Given task:
Everything from the first line of the data through the line with "import * as" is to be echoed exactly, minus the pictures.
-- START Information provided --
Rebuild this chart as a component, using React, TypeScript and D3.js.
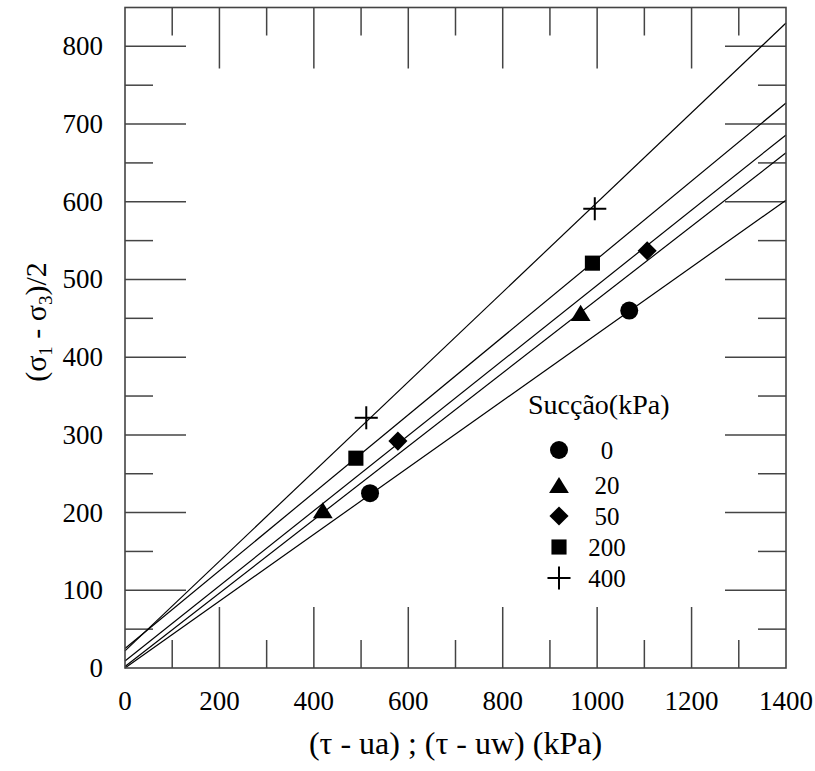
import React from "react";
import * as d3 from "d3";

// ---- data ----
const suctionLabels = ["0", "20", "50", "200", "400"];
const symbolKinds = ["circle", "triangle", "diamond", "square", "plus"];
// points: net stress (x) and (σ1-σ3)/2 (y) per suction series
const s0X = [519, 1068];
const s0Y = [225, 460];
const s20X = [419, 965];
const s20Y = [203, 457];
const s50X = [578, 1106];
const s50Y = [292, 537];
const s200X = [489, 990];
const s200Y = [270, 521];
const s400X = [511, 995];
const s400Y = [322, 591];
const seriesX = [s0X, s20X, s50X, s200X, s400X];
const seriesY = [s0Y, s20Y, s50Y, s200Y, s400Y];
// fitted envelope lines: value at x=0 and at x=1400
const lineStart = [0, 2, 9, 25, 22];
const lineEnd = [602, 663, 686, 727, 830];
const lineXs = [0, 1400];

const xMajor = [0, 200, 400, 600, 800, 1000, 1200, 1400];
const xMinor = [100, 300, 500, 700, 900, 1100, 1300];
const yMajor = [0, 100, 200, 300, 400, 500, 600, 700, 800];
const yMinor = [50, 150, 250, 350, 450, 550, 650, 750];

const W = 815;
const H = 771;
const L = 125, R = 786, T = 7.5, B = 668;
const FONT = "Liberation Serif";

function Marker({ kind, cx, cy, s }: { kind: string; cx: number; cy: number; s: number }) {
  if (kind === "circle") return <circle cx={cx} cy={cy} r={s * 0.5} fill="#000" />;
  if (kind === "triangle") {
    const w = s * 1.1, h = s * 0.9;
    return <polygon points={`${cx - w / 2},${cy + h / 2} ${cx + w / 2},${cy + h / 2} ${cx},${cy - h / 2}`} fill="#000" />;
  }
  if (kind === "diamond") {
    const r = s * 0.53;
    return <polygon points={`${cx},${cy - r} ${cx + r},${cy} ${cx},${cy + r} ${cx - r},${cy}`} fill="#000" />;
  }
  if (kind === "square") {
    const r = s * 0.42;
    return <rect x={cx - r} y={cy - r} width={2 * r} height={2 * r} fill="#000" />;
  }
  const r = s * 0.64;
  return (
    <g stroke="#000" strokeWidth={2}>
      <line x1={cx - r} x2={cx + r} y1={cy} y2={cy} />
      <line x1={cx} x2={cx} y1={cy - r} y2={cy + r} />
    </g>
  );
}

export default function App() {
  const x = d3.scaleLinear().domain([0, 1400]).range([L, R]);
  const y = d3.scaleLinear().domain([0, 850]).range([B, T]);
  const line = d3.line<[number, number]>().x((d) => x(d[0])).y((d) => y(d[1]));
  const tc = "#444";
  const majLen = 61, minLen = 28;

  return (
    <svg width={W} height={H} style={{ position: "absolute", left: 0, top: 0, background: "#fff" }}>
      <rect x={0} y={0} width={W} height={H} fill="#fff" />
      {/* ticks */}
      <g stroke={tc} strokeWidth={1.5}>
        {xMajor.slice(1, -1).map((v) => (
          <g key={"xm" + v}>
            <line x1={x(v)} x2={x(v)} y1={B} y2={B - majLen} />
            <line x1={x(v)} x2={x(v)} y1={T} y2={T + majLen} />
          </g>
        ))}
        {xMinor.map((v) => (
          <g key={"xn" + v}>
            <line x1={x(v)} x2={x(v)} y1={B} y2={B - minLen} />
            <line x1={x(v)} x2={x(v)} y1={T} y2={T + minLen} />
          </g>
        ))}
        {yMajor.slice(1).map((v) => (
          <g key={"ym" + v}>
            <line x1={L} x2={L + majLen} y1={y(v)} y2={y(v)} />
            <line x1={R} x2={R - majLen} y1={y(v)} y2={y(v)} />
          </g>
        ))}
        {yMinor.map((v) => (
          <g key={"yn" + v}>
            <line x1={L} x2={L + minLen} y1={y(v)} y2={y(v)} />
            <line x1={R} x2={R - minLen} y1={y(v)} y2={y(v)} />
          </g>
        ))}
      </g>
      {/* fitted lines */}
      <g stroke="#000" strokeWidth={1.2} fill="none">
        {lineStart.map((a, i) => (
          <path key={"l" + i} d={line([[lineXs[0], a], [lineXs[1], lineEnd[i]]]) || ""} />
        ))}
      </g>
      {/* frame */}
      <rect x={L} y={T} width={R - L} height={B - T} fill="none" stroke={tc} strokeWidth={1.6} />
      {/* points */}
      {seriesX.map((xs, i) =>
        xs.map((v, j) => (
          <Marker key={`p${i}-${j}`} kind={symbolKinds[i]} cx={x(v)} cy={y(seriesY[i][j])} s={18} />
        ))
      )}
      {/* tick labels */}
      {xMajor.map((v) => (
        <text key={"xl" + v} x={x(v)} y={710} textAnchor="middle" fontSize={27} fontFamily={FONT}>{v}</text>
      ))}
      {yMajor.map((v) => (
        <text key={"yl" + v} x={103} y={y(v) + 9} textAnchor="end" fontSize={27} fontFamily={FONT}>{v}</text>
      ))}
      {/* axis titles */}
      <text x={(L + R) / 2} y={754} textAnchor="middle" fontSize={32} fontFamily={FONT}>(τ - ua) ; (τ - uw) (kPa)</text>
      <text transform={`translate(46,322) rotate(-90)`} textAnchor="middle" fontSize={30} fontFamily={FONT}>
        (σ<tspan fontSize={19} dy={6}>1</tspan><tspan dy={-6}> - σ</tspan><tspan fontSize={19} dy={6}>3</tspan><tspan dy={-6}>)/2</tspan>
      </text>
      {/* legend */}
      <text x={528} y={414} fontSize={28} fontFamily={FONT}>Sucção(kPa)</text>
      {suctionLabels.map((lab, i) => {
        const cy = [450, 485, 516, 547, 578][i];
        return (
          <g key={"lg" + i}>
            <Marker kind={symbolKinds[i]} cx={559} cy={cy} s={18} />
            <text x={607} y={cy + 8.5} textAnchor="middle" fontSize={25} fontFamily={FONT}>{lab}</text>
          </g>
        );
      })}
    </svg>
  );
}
-- END Information provided --
The reply:
Rebuild this chart as a component, using React, TypeScript and D3.js.
import React from "react";
import * as d3 from "d3";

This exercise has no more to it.